Find the area of the shaded region (green) knowing the side of square is #s = 25 cm#?

enter image source here

2 Answers
Apr 24, 2016

I don't think there is enough information to find the area of all the shaded region, since we have really no information about the dimensions of the circle. Therefore, I think what they want you to find is the area of the half square.

Explanation:

Use the formula for area of a triangle: #a = (b xx h)/2#

#a = (25 xx 25)/2#

#a = 312.5#

Therefore, the area of the shaded half square is 312.5 square centimetres.

I could be wrong about it being impossible to find the area of the complete shaded area. I have flagged my answer so that other contributors can think about it.

Hopefully this helps.

Apr 25, 2016

#625-(625pi(sqrt(2)-1)^2)/2~~456.559"cm"^2#

Explanation:

The area of the green space can be calculated as the difference between the area of the square and the area of the semicircle. The area of the square is easy to calculate as we are given the side length, and we know the area of the semicircle is half the area of the circle with the same radius. Then, to solve the problem, the main task is to find #r#.

The picture seems to indicate that the diagonal of the square is tangent to the semicircle. We will operate based on that assumption.

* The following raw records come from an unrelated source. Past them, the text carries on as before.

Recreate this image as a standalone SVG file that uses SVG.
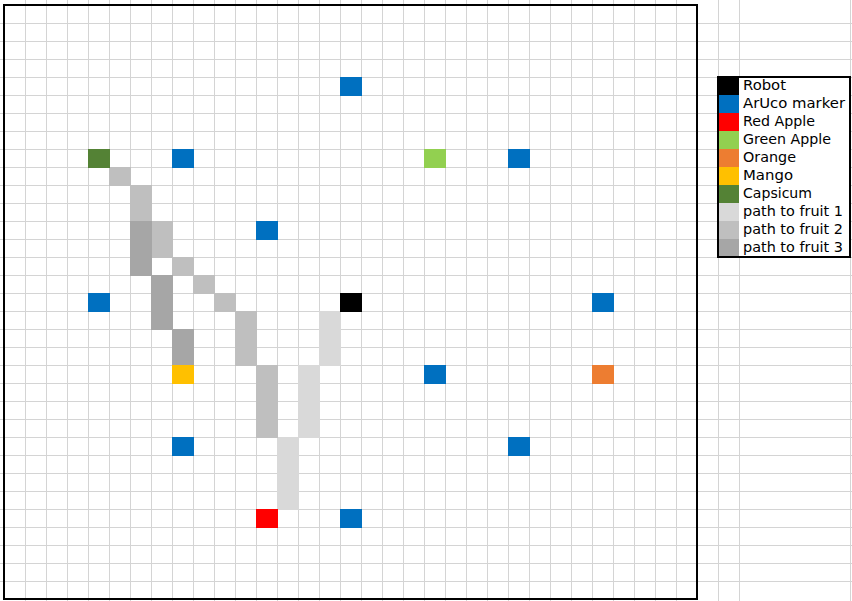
<svg xmlns="http://www.w3.org/2000/svg" width="852" height="601" viewBox="0 0 852 601">
<style>
.grid{stroke:#D4D4D4;stroke-width:1;fill:none}
.aruco{fill:#0070C0}.robot{fill:#000000}.red{fill:#FF0000}.green{fill:#92D050}.orange{fill:#ED7D31}.mango{fill:#FFC000}.caps{fill:#548235}
.p1{fill:#D9D9D9}.p2{fill:#BFBFBF}.p3{fill:#A6A6A6}
.lt{font-family:"DejaVu Sans","Liberation Sans",sans-serif;font-size:14px;fill:#000}
</style>
<rect x="0" y="0" width="852" height="601" fill="#FFFFFF"/>
<path class="grid" d="M25.5 0V601M46.5 0V601M67.5 0V601M88.5 0V601M109.5 0V601M130.5 0V601M151.5 0V601M172.5 0V601M193.5 0V601M214.5 0V601M235.5 0V601M256.5 0V601M277.5 0V601M298.5 0V601M319.5 0V601M340.5 0V601M361.5 0V601M382.5 0V601M403.5 0V601M424.5 0V601M445.5 0V601M466.5 0V601M487.5 0V601M508.5 0V601M529.5 0V601M550.5 0V601M571.5 0V601M592.5 0V601M613.5 0V601M634.5 0V601M655.5 0V601M676.5 0V601M718.5 0V601M739.5 0V601M850.5 0V601
M0 23.5H852M0 41.5H852M0 59.5H852M0 77.5H852M0 95.5H852M0 113.5H852M0 131.5H852M0 149.5H852M0 167.5H852M0 185.5H852M0 203.5H852M0 221.5H852M0 239.5H852M0 257.5H852M0 275.5H852M0 293.5H852M0 311.5H852M0 329.5H852M0 347.5H852M0 365.5H852M0 383.5H852M0 401.5H852M0 419.5H852M0 437.5H852M0 455.5H852M0 473.5H852M0 491.5H852M0 509.5H852M0 527.5H852M0 545.5H852M0 563.5H852M0 581.5H852"/>
<g id="path-fruit-1">
<rect class="p1" x="319" y="311" width="22" height="55"/>
<rect class="p1" x="298" y="365" width="22" height="73"/>
<rect class="p1" x="277" y="437" width="22" height="73"/>
</g>
<g id="path-fruit-2">
<rect class="p2" x="109" y="167" width="22" height="19"/>
<rect class="p2" x="130" y="185" width="22" height="37"/>
<rect class="p2" x="151" y="221" width="22" height="37"/>
<rect class="p2" x="172" y="257" width="22" height="19"/>
<rect class="p2" x="193" y="275" width="22" height="19"/>
<rect class="p2" x="214" y="293" width="22" height="19"/>
<rect class="p2" x="235" y="311" width="22" height="55"/>
<rect class="p2" x="256" y="365" width="22" height="73"/>
</g>
<g id="path-fruit-3">
<rect class="p3" x="130" y="221" width="22" height="55"/>
<rect class="p3" x="151" y="275" width="22" height="55"/>
<rect class="p3" x="172" y="329" width="22" height="37"/>
</g>
<g id="aruco-markers">
<rect class="aruco" x="340" y="77" width="22" height="19"/>
<rect class="aruco" x="172" y="149" width="22" height="19"/>
<rect class="aruco" x="508" y="149" width="22" height="19"/>
<rect class="aruco" x="256" y="221" width="22" height="19"/>
<rect class="aruco" x="88" y="293" width="22" height="19"/>
<rect class="aruco" x="592" y="293" width="22" height="19"/>
<rect class="aruco" x="424" y="365" width="22" height="19"/>
<rect class="aruco" x="172" y="437" width="22" height="19"/>
<rect class="aruco" x="508" y="437" width="22" height="19"/>
<rect class="aruco" x="340" y="509" width="22" height="19"/>
</g>
<g id="robot"><rect class="robot" x="340" y="293" width="22" height="19"/></g>
<g id="capsicum"><rect class="caps" x="88" y="149" width="22" height="19"/></g>
<g id="green-apple"><rect class="green" x="424" y="149" width="22" height="19"/></g>
<g id="orange"><rect class="orange" x="592" y="365" width="22" height="19"/></g>
<g id="mango"><rect class="mango" x="172" y="365" width="22" height="19"/></g>
<g id="red-apple"><rect class="red" x="256" y="509" width="22" height="19"/></g>
<rect x="4" y="5" width="693" height="594" fill="none" stroke="#000" stroke-width="2"/>
<g id="legend">
<rect x="718" y="77" width="132" height="180" fill="#FFFFFF"/>
<rect class="robot" x="718" y="77" width="21" height="18"/>
<rect class="aruco" x="718" y="95" width="21" height="18"/>
<rect class="red" x="718" y="113" width="21" height="18"/>
<rect class="green" x="718" y="131" width="21" height="18"/>
<rect class="orange" x="718" y="149" width="21" height="18"/>
<rect class="mango" x="718" y="167" width="21" height="18"/>
<rect class="caps" x="718" y="185" width="21" height="18"/>
<rect class="p1" x="718" y="203" width="21" height="18"/>
<rect class="p2" x="718" y="221" width="21" height="18"/>
<rect class="p3" x="718" y="239" width="21" height="18"/>
<text class="lt" x="743" y="89.5" textLength="43" lengthAdjust="spacingAndGlyphs">Robot</text>
<text class="lt" x="743" y="107.5" textLength="102" lengthAdjust="spacingAndGlyphs">ArUco marker</text>
<text class="lt" x="743" y="125.5" textLength="72" lengthAdjust="spacingAndGlyphs">Red Apple</text>
<text class="lt" x="743" y="143.5" textLength="88" lengthAdjust="spacingAndGlyphs">Green Apple</text>
<text class="lt" x="743" y="161.5" textLength="53" lengthAdjust="spacingAndGlyphs">Orange</text>
<text class="lt" x="743" y="179.5" textLength="50" lengthAdjust="spacingAndGlyphs">Mango</text>
<text class="lt" x="743" y="197.5" textLength="69" lengthAdjust="spacingAndGlyphs">Capsicum</text>
<text class="lt" x="743" y="215.5" textLength="100" lengthAdjust="spacingAndGlyphs">path to fruit 1</text>
<text class="lt" x="743" y="233.5" textLength="100" lengthAdjust="spacingAndGlyphs">path to fruit 2</text>
<text class="lt" x="743" y="251.5" textLength="100" lengthAdjust="spacingAndGlyphs">path to fruit 3</text>
<rect x="718" y="77" width="132" height="180" fill="none" stroke="#000" stroke-width="2"/>
</g>
</svg>
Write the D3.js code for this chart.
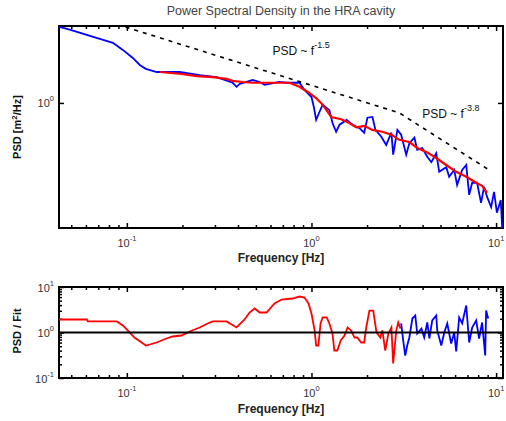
<!DOCTYPE html>
<html>
<head>
<meta charset="utf-8">
<script src="https://cdn.jsdelivr.net/npm/d3@7"></script>
<style>
  body { margin: 0; background: #fff; }
  svg { display: block; font-family: "Liberation Sans", Arial, sans-serif; }
</style>
</head>
<body>
<div id="chart"></div>
<script>
// measured spectrum, frequency in Hz, PSD in m^2/Hz
const rawFreq = [0.0429, 0.0474, 0.0537, 0.0631, 0.0714, 0.084, 0.0951, 0.1077, 0.1175, 0.1267, 0.1452, 0.1932,
  0.2481, 0.3063, 0.374, 0.393, 0.408, 0.48, 0.524, 0.557, 0.671, 0.733, 0.861, 0.916, 1.0, 1.03, 1.06, 1.10,
  1.15, 1.25, 1.30, 1.36, 1.42, 1.55, 1.67, 1.82, 1.93, 2.01, 2.14, 2.22, 2.39, 2.54, 2.71, 2.77, 2.92, 3.06,
  3.26, 3.39, 3.61, 3.74, 3.98, 4.24, 4.46, 4.74, 4.92, 5.37, 5.57, 5.93, 6.15, 6.55, 6.89, 7.15, 7.42, 7.89,
  8.29, 8.61, 8.94, 9.40, 9.75, 10.1, 10.6, 10.8];
const rawPsd = [3.86, 3.71, 3.52, 3.28, 3.11, 2.90, 2.56, 2.22, 1.96, 1.83, 1.73, 1.73,
  1.64, 1.58, 1.43, 1.33, 1.40, 1.50, 1.45, 1.38, 1.45, 1.43, 1.43, 1.26, 1.11, 0.93, 0.74, 0.84,
  0.97, 0.88, 0.70, 0.60, 0.68, 0.74, 0.68, 0.64, 0.59, 0.77, 0.78, 0.62, 0.55, 0.475, 0.59, 0.40, 0.62, 0.57,
  0.40, 0.49, 0.54, 0.435, 0.45, 0.385, 0.35, 0.41, 0.295, 0.32, 0.27, 0.305, 0.234, 0.305, 0.333, 0.196, 0.243, 0.243,
  0.170, 0.226, 0.189, 0.158, 0.207, 0.143, 0.179, 0.107];

// fitted spectrum
const fitFreq = [0.151, 0.198, 0.239, 0.292, 0.347, 0.374, 0.424, 0.48, 0.593, 0.76, 0.861, 0.951, 1.06, 1.15,
  1.28, 1.45, 1.60, 1.75, 1.93, 2.14, 2.42, 2.71, 2.99, 3.39, 3.74, 4.19, 4.74, 5.37, 6.08, 6.89, 7.80, 8.40, 8.94];
const fitPsd = [1.73, 1.67, 1.61, 1.58, 1.53, 1.48, 1.45, 1.43, 1.43, 1.43, 1.33, 1.22, 1.09, 0.97,
  0.78, 0.75, 0.70, 0.65, 0.666, 0.62, 0.60, 0.57, 0.52, 0.50, 0.45, 0.42, 0.377, 0.333, 0.295, 0.27, 0.243, 0.23, 0.203];

// reference power laws (dashed)
const slopeFreq = [0.0714, 2.99, 9.16];
const slopePsd = [4.43, 0.838, 0.305];
const slopeLabels = [
  { text: "PSD ~ f", exp: "-1.5", f: 0.615, p: 2.34 },
  { text: "PSD ~ f", exp: "-3.8", f: 3.98, p: 0.767 }
];

// PSD / fit ratio
const ratioFitFreq = [0.0429, 0.0608, 0.0615, 0.0883, 0.0951, 0.101, 0.110, 0.127, 0.145, 0.164, 0.177, 0.198,
  0.219, 0.248, 0.274, 0.292, 0.347, 0.370, 0.393, 0.434, 0.462, 0.492, 0.524, 0.571, 0.631, 0.689, 0.789, 0.861,
  0.916, 0.964, 1.0, 1.04, 1.06, 1.09, 1.12, 1.15, 1.21, 1.25, 1.30, 1.33, 1.38, 1.44, 1.51, 1.57, 1.64, 1.71,
  1.77, 1.86, 1.93, 1.98, 2.06, 2.16, 2.25, 2.36, 2.42, 2.51, 2.61, 2.71, 2.77, 2.88, 2.95, 3.03];
const ratioFit = [1.93, 1.93, 1.75, 1.75, 1.43, 1.11, 0.776, 0.518, 0.603, 0.738, 0.817, 0.859,
  1.05, 1.29, 1.58, 1.75, 1.75, 1.50, 1.29, 1.93, 2.75, 3.37, 2.75, 2.75, 4.34, 5.31, 5.59, 6.18,
  5.88, 4.34, 2.62, 1.11, 0.518, 0.518, 1.58, 2.14, 2.14, 1.58, 0.95, 0.402, 0.402, 0.667, 0.859, 1.29, 1.11, 0.776,
  0.776, 0.603, 0.603, 1.29, 3.04, 3.04, 1.0, 0.776, 1.11, 0.402, 0.95, 1.29, 0.208, 1.11, 1.66, 1.22];
const ratioRawFreq = [3.06, 3.14, 3.22, 3.30, 3.39, 3.52, 3.65, 3.74, 3.94, 4.08, 4.24, 4.35, 4.51, 4.74, 4.80,
  5.05, 5.24, 5.44, 5.71, 5.93, 6.08, 6.31, 6.55, 6.89, 7.15, 7.42, 7.80, 8.09, 8.40, 8.73, 8.83, 9.06];
const ratioRaw = [1.58, 0.667, 0.312, 0.518, 0.776, 2.03, 2.36, 0.95, 1.22, 0.776, 1.66, 0.738, 1.84, 2.36, 1.11,
  0.518, 1.0, 1.58, 0.573, 1.0, 0.382, 2.14, 1.58, 3.92, 0.603, 1.29, 1.84, 0.738, 1.66, 0.312, 3.04, 2.03];

const freqTicks = [0.1, 1, 10];
const psdTicks = [1];
const ratioTicks = [0.1, 1, 10];

const W = 506, H = 421;
const svg = d3.select("#chart").append("svg").attr("width", W).attr("height", H);

const x = d3.scaleLog().domain([0.0429, 10.9]).range([59, 503]);
const yTop = d3.scaleLog().domain([0.109, 3.91]).range([228, 26]);
const yBot = d3.scaleLog().domain([0.1, 10]).range([378, 287]);

const pow = v => Math.round(Math.log10(v));

function zip(fs, vs) { return fs.map((f, i) => [f, vs[i]]); }

function tickLabel(g, px, py, v, anchor) {
  const t = g.append("text").attr("x", px).attr("y", py)
    .attr("text-anchor", anchor).attr("fill", "#333").attr("font-size", 11);
  t.append("tspan").text("10");
  t.append("tspan").attr("dy", -6).attr("font-size", 7.5).text(pow(v));
}

function panel(y, yMajor, yMinor, clipId) {
  const g = svg.append("g");
  const [x0, x1] = x.range();
  const [yb, yt] = y.range();

  g.append("clipPath").attr("id", clipId).append("rect")
    .attr("x", x0).attr("y", yt).attr("width", x1 - x0).attr("height", yb - yt);

  const xMinor = x.ticks().filter(v => !freqTicks.includes(v));
  const sides = [
    [d3.axisBottom(x), yb, freqTicks, xMinor, "x"],
    [d3.axisTop(x), yt, freqTicks, xMinor, "x"],
    [d3.axisLeft(y), x0, yMajor, yMinor, "y"],
    [d3.axisRight(y), x1, yMajor, yMinor, "y"]
  ];
  sides.forEach(([axis, pos, major, minor, kind]) => {
    [[major, 5], [minor, 3]].forEach(([vals, len]) => {
      if (!vals.length) return;
      const a = g.append("g")
        .attr("transform", kind === "x" ? `translate(0,${pos})` : `translate(${pos},0)`)
        .call(axis.tickValues(vals).tickSizeInner(-len).tickSizeOuter(0).tickFormat(""));
      a.select(".domain").remove();
      a.selectAll("line").attr("stroke", "#000").attr("stroke-width", 1.5);
    });
  });

  g.append("rect").attr("x", x0).attr("y", yt).attr("width", x1 - x0).attr("height", yb - yt)
    .attr("fill", "none").attr("stroke", "#000").attr("stroke-width", 2);

  return g;
}

const line = y => d3.line().x(d => x(d[0])).y(d => y(d[1]));

// upper panel: spectra
const upper = panel(yTop, psdTicks, [], "clipTop");
const upperData = upper.append("g").attr("clip-path", "url(#clipTop)");
upperData.append("path").datum(zip(rawFreq, rawPsd)).attr("d", line(yTop))
  .attr("fill", "none").attr("stroke", "#0000ff").attr("stroke-width", 1.8);
upperData.append("path").datum(zip(fitFreq, fitPsd)).attr("d", line(yTop))
  .attr("fill", "none").attr("stroke", "#ff0000").attr("stroke-width", 2.2);
upperData.append("path").datum(zip(slopeFreq, slopePsd)).attr("d", line(yTop))
  .attr("fill", "none").attr("stroke", "#000").attr("stroke-width", 1.6).attr("stroke-dasharray", "4,5");

slopeLabels.forEach(l => {
  const t = upper.append("text").attr("x", x(l.f)).attr("y", yTop(l.p))
    .attr("font-size", 12).attr("fill", "#111");
  t.append("tspan").text(l.text);
  t.append("tspan").attr("dy", -7).attr("font-size", 9).text(l.exp);
});

freqTicks.forEach(v => tickLabel(upper, x(v), 247, v, "middle"));
psdTicks.forEach(v => tickLabel(upper, 54, yTop(v) + 4, v, "end"));

// lower panel: ratio to fit
const lower = panel(yBot, ratioTicks, yBot.ticks().filter(v => !ratioTicks.includes(v)), "clipBot");
const lowerData = lower.append("g").attr("clip-path", "url(#clipBot)");
lowerData.append("path").datum(zip(ratioFitFreq, ratioFit)).attr("d", line(yBot))
  .attr("fill", "none").attr("stroke", "#ff0000").attr("stroke-width", 1.8);
lowerData.append("path").datum(zip(ratioRawFreq, ratioRaw)).attr("d", line(yBot))
  .attr("fill", "none").attr("stroke", "#0000ff").attr("stroke-width", 1.8);
lower.append("line").attr("x1", x.range()[0]).attr("x2", x.range()[1])
  .attr("y1", yBot(1)).attr("y2", yBot(1)).attr("stroke", "#000").attr("stroke-width", 2);

freqTicks.forEach(v => tickLabel(lower, x(v), 397, v, "middle"));
ratioTicks.forEach(v => tickLabel(lower, 54, yBot(v) + 4.5, v, "end"));

// titles
svg.append("text").attr("x", 281).attr("y", 15).attr("text-anchor", "middle")
  .attr("font-size", 12.5).attr("fill", "#444").text("Power Spectral Density in the HRA cavity");
[262, 413].forEach(yy => svg.append("text").attr("x", 281).attr("y", yy).attr("text-anchor", "middle")
  .attr("font-size", 12).attr("font-weight", "bold").attr("fill", "#222").text("Frequency [Hz]"));

const yl = svg.append("text").attr("transform", "translate(21,127) rotate(-90)")
  .attr("text-anchor", "middle").attr("font-size", 11).attr("font-weight", "bold").attr("fill", "#111");
yl.append("tspan").text("PSD [m");
yl.append("tspan").attr("dy", -4).attr("font-size", 8).text("2");
yl.append("tspan").attr("dy", 4).text("/Hz]");

svg.append("text").attr("transform", "translate(21,331) rotate(-90)")
  .attr("text-anchor", "middle").attr("font-size", 11).attr("font-weight", "bold").attr("fill", "#111")
  .text("PSD / Fit");
</script>
</body>
</html>
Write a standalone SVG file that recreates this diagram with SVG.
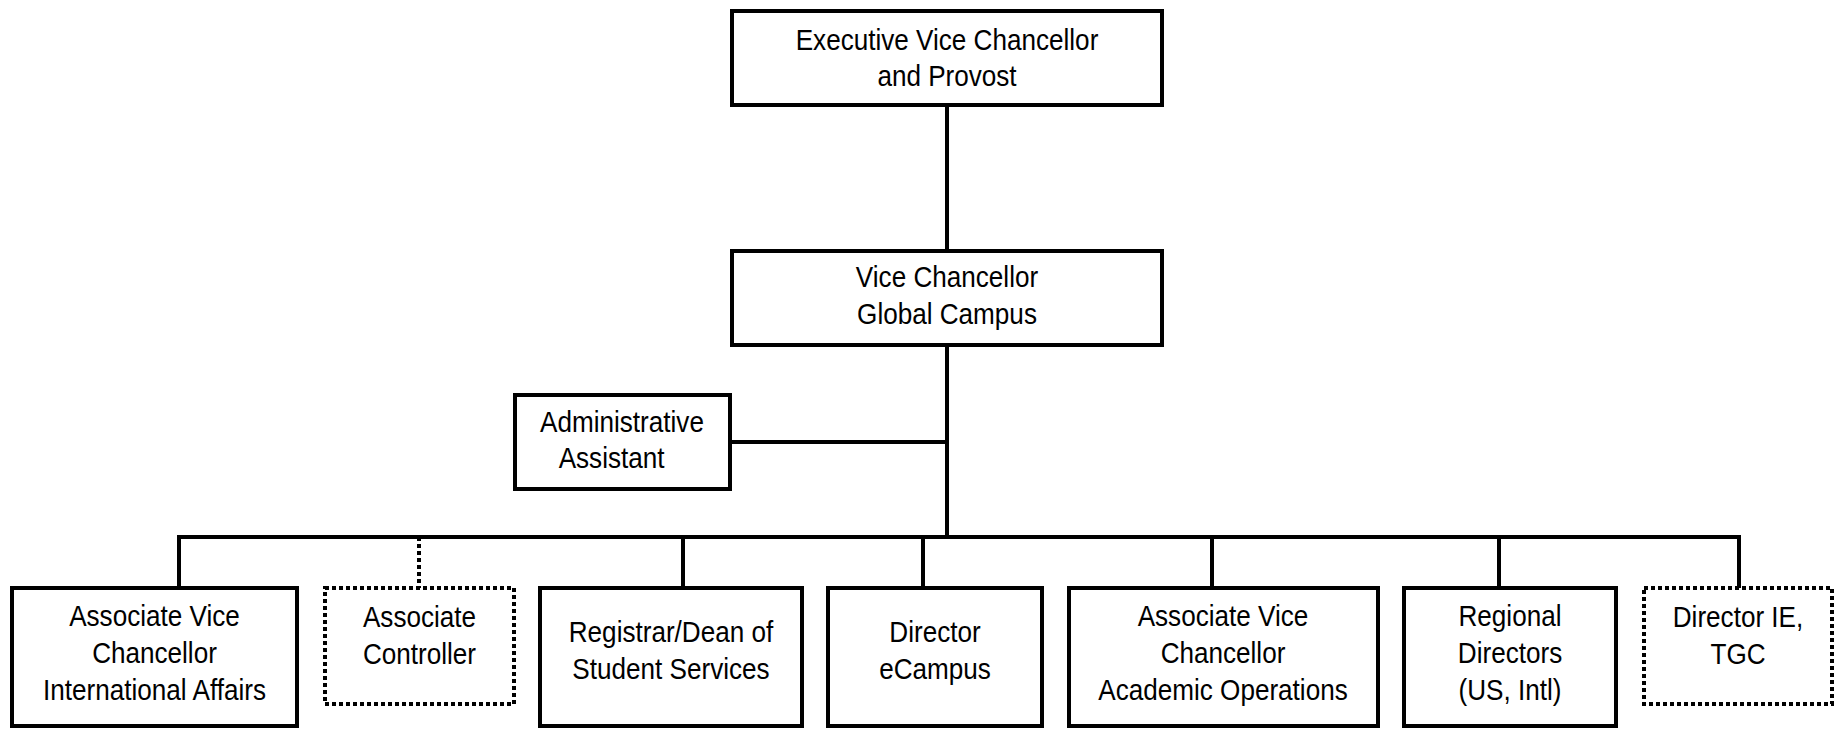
<svg xmlns="http://www.w3.org/2000/svg" width="1843" height="729" viewBox="0 0 1843 729">
<style>
.box{fill:#fff;stroke:#000;stroke-width:4}
.dot{fill:#fff;stroke:#000;stroke-width:4;stroke-dasharray:4 3}
.ln{fill:none;stroke:#000;stroke-width:4}
.dl{fill:none;stroke:#000;stroke-width:4;stroke-dasharray:4 3}
text{font-family:"Liberation Sans",Arial,sans-serif;font-size:30px;fill:#000;text-anchor:middle}
</style>
<rect x="0" y="0" width="1843" height="729" fill="#fff"/>
<g id="connectors">
<line class="ln" x1="947" y1="105" x2="947" y2="251"/>
<line class="ln" x1="947" y1="345" x2="947" y2="537"/>
<line class="ln" x1="730" y1="442" x2="947" y2="442"/>
<polyline class="ln" points="179,588 179,537 1739,537 1739,588"/>
<line class="dl" x1="419" y1="537" x2="419" y2="588"/>
<line class="ln" x1="683" y1="537" x2="683" y2="588"/>
<line class="ln" x1="923" y1="537" x2="923" y2="588"/>
<line class="ln" x1="1212" y1="537" x2="1212" y2="588"/>
<line class="ln" x1="1499" y1="537" x2="1499" y2="588"/>
</g>
<g id="evc">
<rect class="box" x="732" y="11" width="430" height="94"/>
<g transform="translate(947 0) scale(0.87 1)"><text><tspan x="0" y="50">Executive Vice Chancellor</tspan><tspan x="0" y="86">and Provost</tspan></text></g>
</g>
<g id="vc">
<rect class="box" x="732" y="251" width="430" height="94"/>
<g transform="translate(947 0) scale(0.87 1)"><text><tspan x="0" y="287">Vice Chancellor</tspan><tspan x="0" y="324">Global Campus</tspan></text></g>
</g>
<g id="admin">
<rect class="box" x="515" y="395" width="215" height="94"/>
<g transform="translate(622 0) scale(0.87 1)"><text><tspan x="0" y="432">Administrative</tspan><tspan x="-12" y="468">Assistant</tspan></text></g>
</g>
<g id="avc-ia">
<rect class="box" x="12" y="588" width="285" height="138"/>
<g transform="translate(154.5 0) scale(0.87 1)"><text><tspan x="0" y="626">Associate Vice</tspan><tspan x="0" y="663">Chancellor</tspan><tspan x="0" y="700">International Affairs</tspan></text></g>
</g>
<g id="assoc-controller">
<rect class="dot" x="325" y="588" width="189" height="116"/>
<g transform="translate(419.5 0) scale(0.87 1)"><text><tspan x="0" y="627">Associate</tspan><tspan x="0" y="664">Controller</tspan></text></g>
</g>
<g id="registrar">
<rect class="box" x="540" y="588" width="262" height="138"/>
<g transform="translate(671 0) scale(0.87 1)"><text><tspan x="0" y="642">Registrar/Dean of</tspan><tspan x="0" y="679">Student Services</tspan></text></g>
</g>
<g id="ecampus">
<rect class="box" x="828" y="588" width="214" height="138"/>
<g transform="translate(935 0) scale(0.87 1)"><text><tspan x="0" y="642">Director</tspan><tspan x="0" y="679">eCampus</tspan></text></g>
</g>
<g id="avc-ao">
<rect class="box" x="1069" y="588" width="309" height="138"/>
<g transform="translate(1223 0) scale(0.87 1)"><text><tspan x="0" y="626">Associate Vice</tspan><tspan x="0" y="663">Chancellor</tspan><tspan x="0" y="700">Academic Operations</tspan></text></g>
</g>
<g id="regional">
<rect class="box" x="1404" y="588" width="212" height="138"/>
<g transform="translate(1510 0) scale(0.87 1)"><text><tspan x="0" y="626">Regional</tspan><tspan x="0" y="663">Directors</tspan><tspan x="0" y="700">(US, Intl)</tspan></text></g>
</g>
<g id="director-ie">
<rect class="dot" x="1644" y="588" width="188" height="116"/>
<g transform="translate(1738 0) scale(0.87 1)"><text><tspan x="0" y="627">Director IE,</tspan><tspan x="0" y="664">TGC</tspan></text></g>
</g>
</svg>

We can label the picture as follows:

enter image source here

Imposing the image on a coordinate plane with the lower left corner of the square at #(0,0)#, let the coordinate for #A# be #(x_0,y_0)#. Noting that the diagonal of the square is a segment of the line #y=x# we can rewrite #A=(x_0,x_0)#.

Because the diagonal is tangent to the circle and #bar(AC)# is a radius of the circle, their intersection forms a #90^@# angle, and thus we have #angleOAC = 90^@#

Then, by symmetry, #triangleABC# is a #45-45-90# right triangle, meaning #bar(AB) = bar(BC)#. But we know #bar(AB)=x_0# from the coordinates of #A#, and so, applying symmetry again, we have #bar(BC) = bar(OB) = x_0#.

As the sum of those line segments together with a radius of the semicircle gives us the base of the square, we have

#2x_0+r=25#

#=> 2x_0 = 25 - r#

#=> 4x_0^2 = r^2 - 50r + 625#

Next, noting that #bar(AC) = r#, we can use the Pythagorean theorem to obtain #r^2 = x_0^2+x_0^2=2x_0^2#. Substituting this into the above equation gives us

#2r^2 = r^2-50r+625#

#=> r^2+50r-625 = 0#

Applying the quadratic formula, we get

#r = (-50+-sqrt(5000))/2 = -25+-25sqrt(2)#

As we know #r > 0# we can discard the negative result, leaving us with

#r = 25sqrt(2)-25=25(sqrt(2)-1)~~10.355#

Now, given the area of the square as #25^2# and the area of the semicircle as #1/2(pir^2)# we can substitute in our value for #r# to find the green space to be the difference:

#25^2-(pi(25(sqrt(2)-1))^2)/2 = 625-(625pi(sqrt(2)-1)^2)/2~~456.559#